Labeling a community on Lunch as good versus great is all very subjective. First, all communities on Lunch are good ones. Although I initially worried about the limiting factors associated with communities, I've been happy with how members, founders, and moderators approached this feature on Lunch. There is such a wide array of communities that sometimes I feel like I'm in a Skittles commercial trying to "taste the rainbow." Because of the variety and friendliness of the people on Lunch, all communities are winners.
Now, for those of you desperate to reach the heights of "greatness," I would ask you to take a step back and define what "great" means to you. A great community will vary among members, founders, and moderators, and in the end, the only definition that matters is yours. You can't please everyone, so focus on making yourself happy.
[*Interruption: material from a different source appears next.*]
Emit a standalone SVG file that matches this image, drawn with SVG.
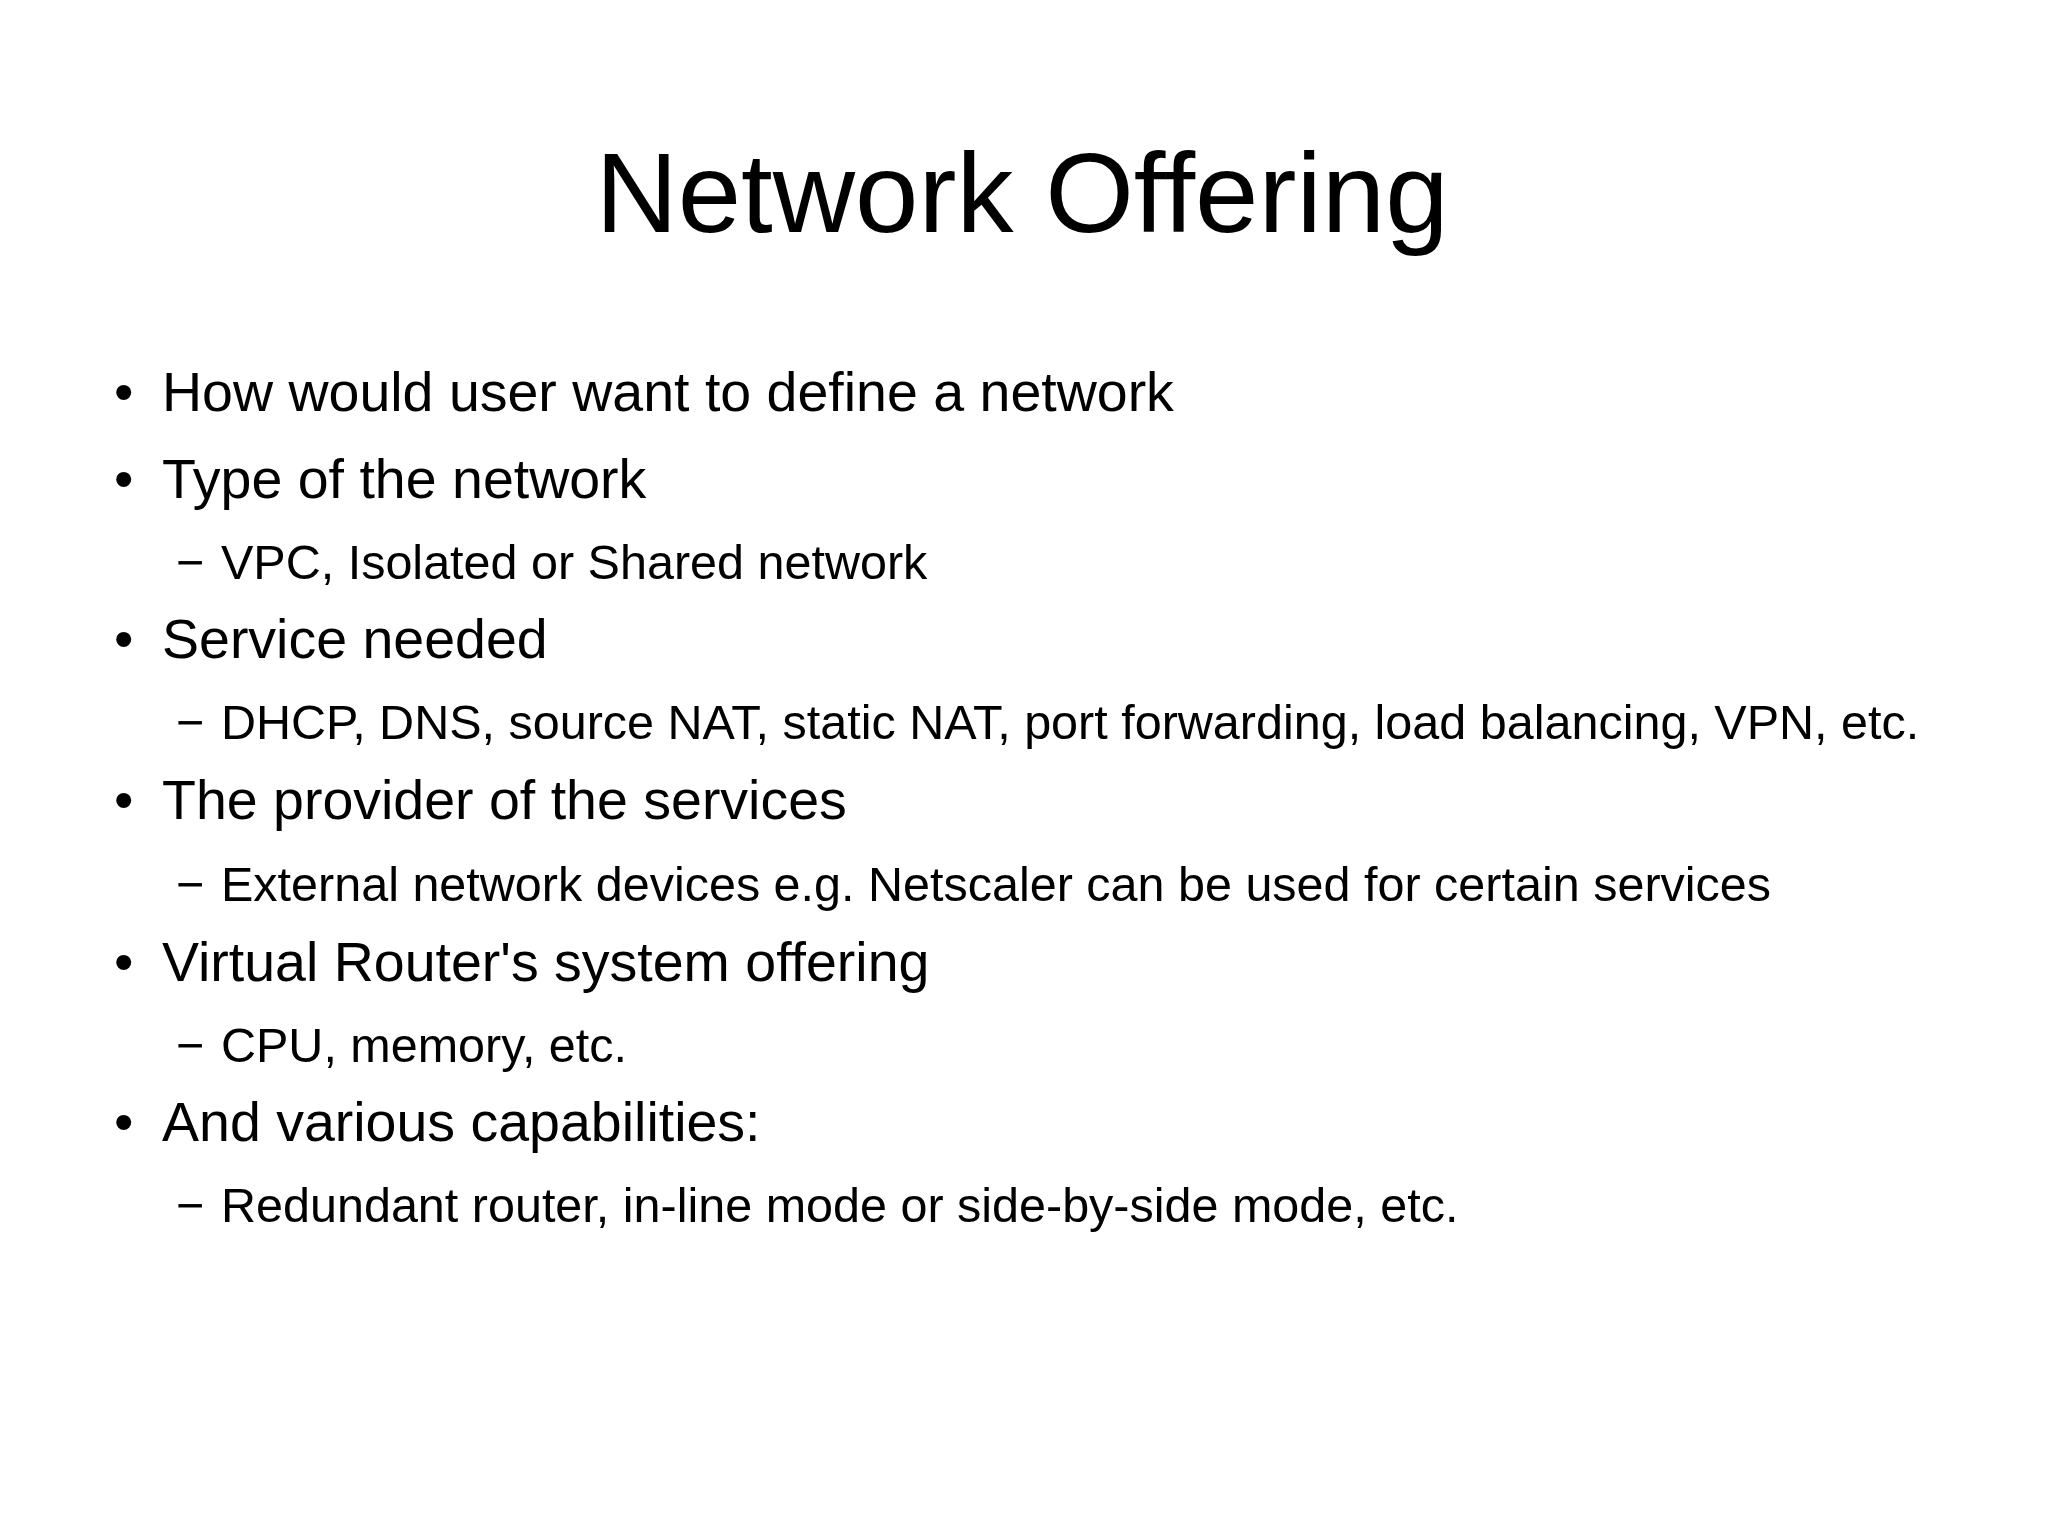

For me, elements of a great community are as follows:
Helpful and friendly founder, moderators, and members. Although you can't control the types of members in your community, setting a good example is key. Second, having a list of guidelines will help members understand what types of behavior are acceptable.
All types of reviews (short, medium, long, good, bad, etc.) It's nice to be able to compare the types of reviews by having a variety of writers and writing styles. Plus, I don't like censoring a person's writing, even if it's not of a certain caliber.
Passion. Without this, a community is nothing. The founder and moderators have to be passionate about the topics being reviewed. That passion will excite the members and get them to want to review even more. If it's not fun for you, then chances are it's not fun for others.
There are many arbitrary elements that some people think might make a great community. However, I see them as merely "icing" on the cake. Incentives such as badges, member spotlights, and newsletters are all important ways of getting people to write reviews. However, your community's "greatness" should not rely solely on these factors. I enjoy people that write because they are passionate about a topic rather than to be constantly recognized or rewarded. You should write for yourself first and let everything else just be an added bonus.
Finally, there is the belief that more=better. This is not always true. I always believe in quality over quantity. Having more reviews simply provides a variety of writing styles and opinions, not greatness.
Being "great" is something that comes from within. It can't be given or earned through achievements. It's the practice, hard work, and dedication of wanting to perfect your craft that makes you and your community great. Others will see this, flock to your community, and it will be successful. In the end, it's merely a state of mind.
October 25, 2010
Well, I think the first step is to find a subject matter to build your community around that has a wide appeal to people. I also think it's important for the subject matter to be well-defined so as to avoid confusion or having to specify after reviews are already posted. In addition, forming guidelines is a good way to start.
As a founder, I feel it's very important to set a good example and encourage cooperation with other communities and other members. Encouraging competition between communities or promoting your own at the expense of others is not a good practice.
But most importantly, make your community members feel welcome.